According to details, the clip has circulated with claims that the structure will host matches during the 2034 FIFA World Cup.
The short, unofficial video, presented as a concept design, suggests plans for a US $1 billion, 46,000-seat arena in NEOM – a futuristic city under development in the country’s northwest. The stadium is portrayed as standing 350 metres (1,150 feet) above ground level on a purpose-built tower.

Uncertainty surrounds the origin of the clip, which has drawn both fascination and doubt online. Viewers have questioned the project’s feasibility, safety and design – including whether the stadium’s silhouette was inspired by the Eye of Sauron.

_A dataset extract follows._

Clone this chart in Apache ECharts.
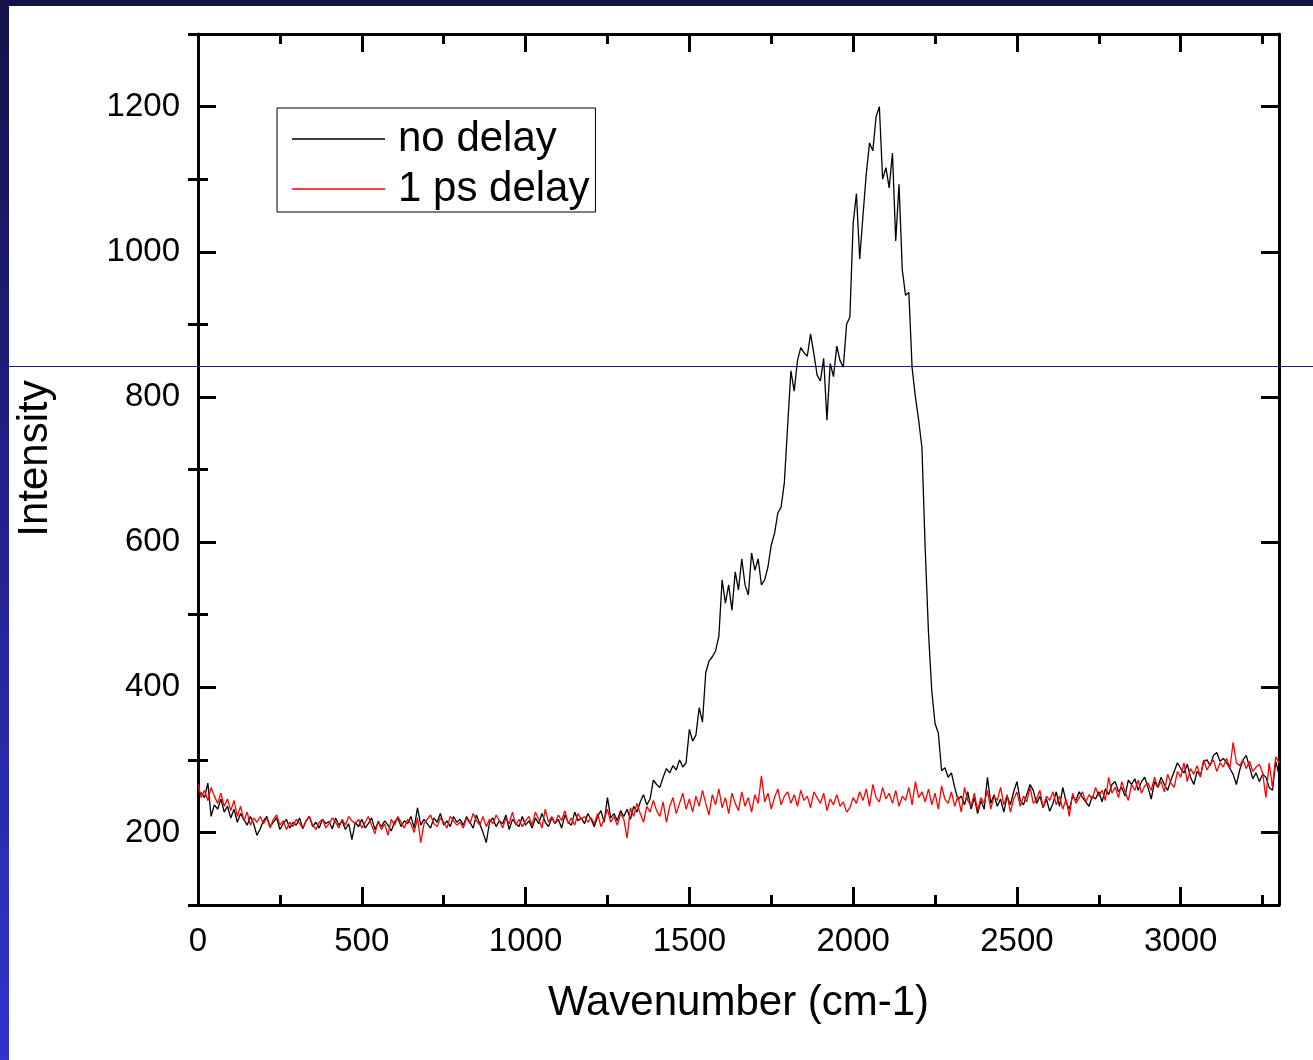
<!DOCTYPE html>
<html>
<head>
<meta charset="utf-8">
<script src="https://cdn.jsdelivr.net/npm/echarts@6/dist/echarts.min.js"></script>
<style>
  html, body { margin: 0; padding: 0; background: #ffffff; }
  #chart { width: 1313px; height: 1060px; }
</style>
</head>
<body>
<div id="chart"></div>
<script>
// Sampling grid of the spectra (cm-1)
const wavenumberStart = 0;
const wavenumberStep = 10;

// Intensity, no delay (one value per 10 cm-1, 0 .. 3300)
const noDelay = [
  245, 255, 248, 268, 222, 238, 232, 246, 228, 236,
  220, 232, 214, 226, 218, 210, 222, 212, 196, 205,
  216, 222, 208, 214, 220, 204, 212, 218, 206, 214,
  210, 220, 205, 216, 222, 208, 214, 206, 218, 212,
  215, 205, 220, 210, 216, 204, 212, 190, 214, 208,
  218, 206, 212, 220, 204, 214, 208, 216, 210, 202,
  214, 220, 208, 216, 212, 222, 206, 234, 210, 218,
  212, 206, 220, 214, 226, 210, 216, 208, 222, 214,
  218, 210, 222, 214, 206, 224, 212, 200, 186, 214,
  220, 208, 216, 212, 224, 204, 218, 212, 208, 222,
  210, 216, 206, 220, 212, 226, 214, 208, 220, 212,
  218, 206, 224, 214, 210, 228, 216, 220, 212, 226,
  218, 208, 222, 230, 214, 248, 220, 226, 216, 230,
  222, 232, 218, 236, 228, 242, 252, 238, 246, 272,
  266, 262, 276, 288, 282, 292, 286, 300, 290, 296,
  342, 326, 334, 372, 352, 420, 436, 442, 450, 470,
  548, 516, 541, 506, 559, 534, 577, 541, 527, 585,
  561, 577, 541, 548, 566, 596, 612, 640, 648, 682,
  760, 836, 808, 850, 868, 861, 856, 887, 860, 830,
  822, 853, 768, 846, 828, 870, 850, 841, 900, 910,
  1039, 1080, 990, 1050, 1107, 1150, 1139, 1186, 1200, 1100,
  1116, 1088, 1136, 1015, 1093, 975, 940, 944, 840, 800,
  768, 730, 590, 475, 395, 350, 337, 285, 289, 276,
  282, 262, 245, 250, 238, 256, 232, 248, 226, 244,
  232, 276, 240, 252, 236, 246, 228, 250, 238, 256,
  270, 244, 238, 252, 266, 258, 240, 250, 234, 246,
  229, 240, 256, 236, 262, 242, 232, 250, 244, 256,
  248, 242, 236, 250, 246, 256, 242, 260, 252, 266,
  270, 256, 262, 250, 272, 266, 274, 258, 270, 276,
  262, 246, 270, 262, 276, 266, 258, 272, 284, 296,
  288, 282, 294, 276, 266, 284, 278, 298, 300, 292,
  306, 310, 298, 302, 296, 288, 280, 266, 286, 300,
  306, 290, 274, 282, 270, 280, 276, 262, 258, 298,
  280
];

// Intensity, 1 ps delay (same grid)
const psDelay = [
  266, 248, 258, 244, 262, 250, 240, 254, 236, 246,
  230, 244, 222, 236, 216, 228, 210, 220, 214, 222,
  212, 220, 206, 218, 224, 210, 216, 204, 214, 208,
  218, 212, 206, 216, 222, 210, 204, 214, 218, 206,
  212, 220, 214, 206, 218, 210, 222, 216, 212, 218,
  206, 214, 222, 210, 198, 216, 204, 212, 196, 218,
  210, 222, 214, 206, 218, 212, 200, 220, 186, 212,
  218, 224, 212, 208, 220, 214, 206, 222, 216, 210,
  214, 206, 220, 212, 226, 216, 210, 222, 208, 218,
  212, 224, 216, 206, 220, 212, 228, 210, 218, 208,
  216, 222, 210, 228, 218, 206, 232, 214, 222, 212,
  224, 216, 230, 212, 220, 210, 226, 218, 222, 214,
  220, 212, 226, 208, 218, 232, 214, 222, 210, 226,
  218, 192, 234, 222, 240, 226, 214, 236, 228, 244,
  230, 222, 242, 214, 236, 248, 226, 240, 254, 232,
  246, 228, 250, 236, 258, 240, 224, 252, 238, 260,
  234, 248, 226, 254, 240, 230, 256, 236, 248, 228,
  252, 240, 278, 242, 254, 232, 248, 260, 238, 250,
  256, 240, 252, 236, 258, 244, 250, 234, 256, 248,
  240, 254, 230, 246, 238, 252, 236, 242, 228, 234,
  248, 240, 256, 244, 260, 236, 266, 248, 242, 262,
  246, 254, 240, 258, 236, 250, 244, 262, 238, 270,
  248, 256, 242, 260, 238, 254, 232, 264, 246, 240,
  256, 236, 250, 228, 262, 244, 236, 254, 230, 248,
  240, 258, 232, 250, 244, 262, 238, 252, 228, 246,
  256, 236, 250, 242, 262, 240, 246, 258, 234, 250,
  244, 256, 238, 250, 232, 246, 222, 254, 240, 248,
  256, 242, 252, 246, 262, 250, 258, 244, 276, 254,
  262, 248, 270, 256, 244, 266, 258, 272, 254, 264,
  268, 258, 276, 262, 270, 256, 280, 268, 262, 284,
  276, 296, 270, 288, 280, 292, 276, 300, 286, 294,
  300, 284, 296, 290, 302, 288, 324, 296, 292, 300,
  288, 298, 284, 290, 294, 282, 248, 296, 262, 304,
  296
];

const seriesNames = ['no delay', '1 ps delay'];

// Axis ticks
const xMajorTicks = [0, 500, 1000, 1500, 2000, 2500, 3000];
const xMinorTicks = [250, 750, 1250, 1750, 2250, 2750, 3250];
const yMajorTicks = [200, 400, 600, 800, 1000, 1200];
const yMinorTicks = [100, 300, 500, 700, 900, 1100, 1300];

const FONT = '"Liberation Sans", Arial, sans-serif';

function toPairs(values) {
  return values.map((v, i) => [wavenumberStart + i * wavenumberStep, v]);
}

const plainNumber = (v) => String(v);
const frameLine = { show: true, onZero: false, lineStyle: { color: '#000', width: 3 } };

function xAxisDef(position, ticks, tickLen, withLine, withLabels) {
  return {
    type: 'value', gridIndex: 0, position: position,
    min: 0, max: 3300,
    axisLine: withLine ? frameLine : { show: false },
    axisTick: { show: true, inside: true, length: tickLen, customValues: ticks,
                lineStyle: { color: '#000', width: 3 } },
    axisLabel: withLabels
      ? { show: true, customValues: xMajorTicks, formatter: plainNumber,
          fontSize: 33, color: '#000', fontFamily: FONT, margin: 20 }
      : { show: false },
    splitLine: { show: false }
  };
}

function yAxisDef(position, ticks, tickLen, withLine, withLabels) {
  return {
    type: 'value', gridIndex: 0, position: position,
    min: 100, max: 1300,
    axisLine: withLine ? frameLine : { show: false },
    axisTick: { show: true, inside: true, length: tickLen, customValues: ticks,
                lineStyle: { color: '#000', width: 3 } },
    axisLabel: withLabels
      ? { show: true, customValues: yMajorTicks, formatter: plainNumber,
          fontSize: 33, color: '#000', fontFamily: FONT, margin: 18 }
      : { show: false },
    splitLine: { show: false }
  };
}

const xMain = xAxisDef('bottom', xMajorTicks, 18, true, true);
xMain.name = 'Wavenumber (cm-1)';
xMain.nameLocation = 'middle';
xMain.nameGap = 77;
xMain.nameTextStyle = { fontSize: 42, color: '#000', fontFamily: FONT };

const yMain = yAxisDef('left', yMajorTicks, 18, true, true);
yMain.name = 'Intensity';
yMain.nameLocation = 'middle';
yMain.nameGap = 142;
yMain.nameRotate = 90;
yMain.nameTextStyle = { fontSize: 42, color: '#000', fontFamily: FONT, padding: [0, 0, 0, 22] };

const chart = echarts.init(document.getElementById('chart'), null, { renderer: 'canvas' });

chart.setOption({
  animation: false,
  backgroundColor: '#ffffff',
  textStyle: { fontFamily: FONT },
  graphic: [
    { type: 'rect', z: -10, silent: true, shape: { x: 0, y: 0, width: 1313, height: 6 },
      style: { fill: '#131347' } },
    { type: 'rect', z: -10, silent: true, shape: { x: 0, y: 0, width: 9, height: 1060 },
      style: { fill: new echarts.graphic.LinearGradient(0, 0, 0, 1, [
        { offset: 0, color: '#131347' },
        { offset: 0.5, color: '#222290' },
        { offset: 1, color: '#3333cc' }
      ]) } },
    { type: 'line', z: -10, silent: true, shape: { x1: 9, y1: 366.5, x2: 1313, y2: 366.5 },
      style: { stroke: '#1c1c8c', lineWidth: 1 } }
  ],
  grid: { left: 198, right: 34, top: 34, bottom: 155, containLabel: false },
  legend: {
    left: 277, top: 108,
    orient: 'vertical',
    backgroundColor: '#ffffff',
    borderColor: '#000', borderWidth: 1,
    padding: [9, 6, 1, 15],
    itemGap: 6,
    itemWidth: 93, itemHeight: 1.5,
    icon: 'rect',
    textStyle: { fontSize: 42, color: '#000', fontFamily: FONT, lineHeight: 44, padding: [0, 0, 0, 8] },
    data: seriesNames
  },
  xAxis: [
    xMain,
    xAxisDef('bottom', xMinorTicks, 10, false, false),
    xAxisDef('top', xMajorTicks, 18, true, false),
    xAxisDef('top', xMinorTicks, 10, false, false)
  ],
  yAxis: [
    yMain,
    yAxisDef('left', yMinorTicks, 10, false, false),
    yAxisDef('right', yMajorTicks, 18, true, false),
    yAxisDef('right', yMinorTicks, 10, false, false)
  ],
  series: [
    {
      name: seriesNames[0], type: 'line', xAxisIndex: 0, yAxisIndex: 0,
      data: toPairs(noDelay), symbol: 'none', showSymbol: false,
      lineStyle: { color: '#000000', width: 1.3 }, itemStyle: { color: '#000000' },
      z: 3
    },
    {
      name: seriesNames[1], type: 'line', xAxisIndex: 0, yAxisIndex: 0,
      data: toPairs(psDelay), symbol: 'none', showSymbol: false,
      lineStyle: { color: '#ff0000', width: 1.3 }, itemStyle: { color: '#ff0000' },
      z: 4
    }
  ]
});
</script>
</body>
</html>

Despite its convincing visuals, the computer-generated video is fictional. Yet the truth behind Saudi Arabia’s actual plans remains ambitious.
An official NEOM Stadium has already been proposed as one of 15 venues, either new or renovated, for the 2034 FIFA World Cup. Saudi officials intend for the structure to rise 350 metres above ground, forming part of The Line, a planned smart, zero-carbon city stretching more than 100 miles across the province of Tabuk by 2045. The city is designed to operate entirely on renewable energy.
The 46,000-capacity stadium will be developed jointly by NEOM, the Saudi Ministry of Sport and the Public Investment Fund. Construction is scheduled to begin in 2027 and finish in 2032, two years before the tournament begins.
Included in Saudi Arabia’s official 2034 World Cup bid, published by FIFA in November 2024 (p. 107), the NEOM project was described as “the most unique stadium in the world”. Preliminary plans highlight a “striking landmark” in the first district of The Line, centred around a large artificial marina intended as a showpiece of the new city.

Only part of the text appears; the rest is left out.